The industry’s shift to electric vehicles is another opportunity. “The industry does not yet have established supply chains for electric vehicles, which means that now is a good time to [newcomers] to enter the market,” said Hmaidi.
“With electric vehicles, we’re seeing a complete restructuring of the supply chain,” she added. “Chinese companies see electric vehicles as smartphones on wheels, so … many of these capabilities and components that work for smartphones also work for electric vehicles.”
However, she added that it was unlikely that Chinese chipmakers could fully replace foreign chips, and that for mission-critical functions such as braking systems, replacing established international suppliers would be a challenge.

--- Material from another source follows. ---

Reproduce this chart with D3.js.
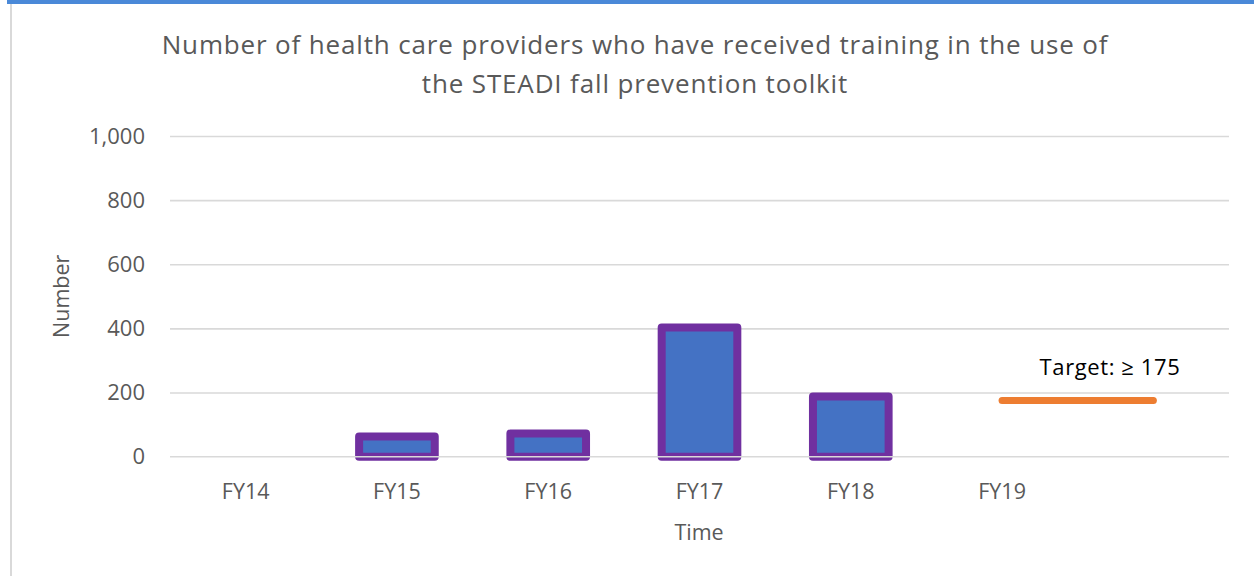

The value of semiconductors per car is forecast to rise from $540 in 2022 to $912 in 2028. The market volume is expected to almost double from $43 billion to $84.3 billion over the same period thanks to significantly more electrical functions, according to the Yole Group chip research project.
Several Chinese automakers, including BYD, have their own semiconductor production facilities. European chipmaker STMicroelectronics formed a joint venture with Chinese company San’an Optoelectronics to produce silicon carbide chips in China and continue to serve the market there.
According to the China Association of Automobile Manufacturers, China exported nearly 5 million cars in 2023, up nearly 60 percent year-on-year. Of these, 1.2 million were electric vehicles, up over 77 percent year-on-year.
China has a clear lead in electric vehicles: According to the International Energy Agency, they accounted for 18 percent of all cars sold in the country in 2023, compared to 14 percent in 2022 and just 2 percent in 2018. In 2023, China accounted for nearly 60 percent of newly registered electric vehicles worldwide, with Europe accounting for nearly 25 percent and the United States accounting for 10 percent.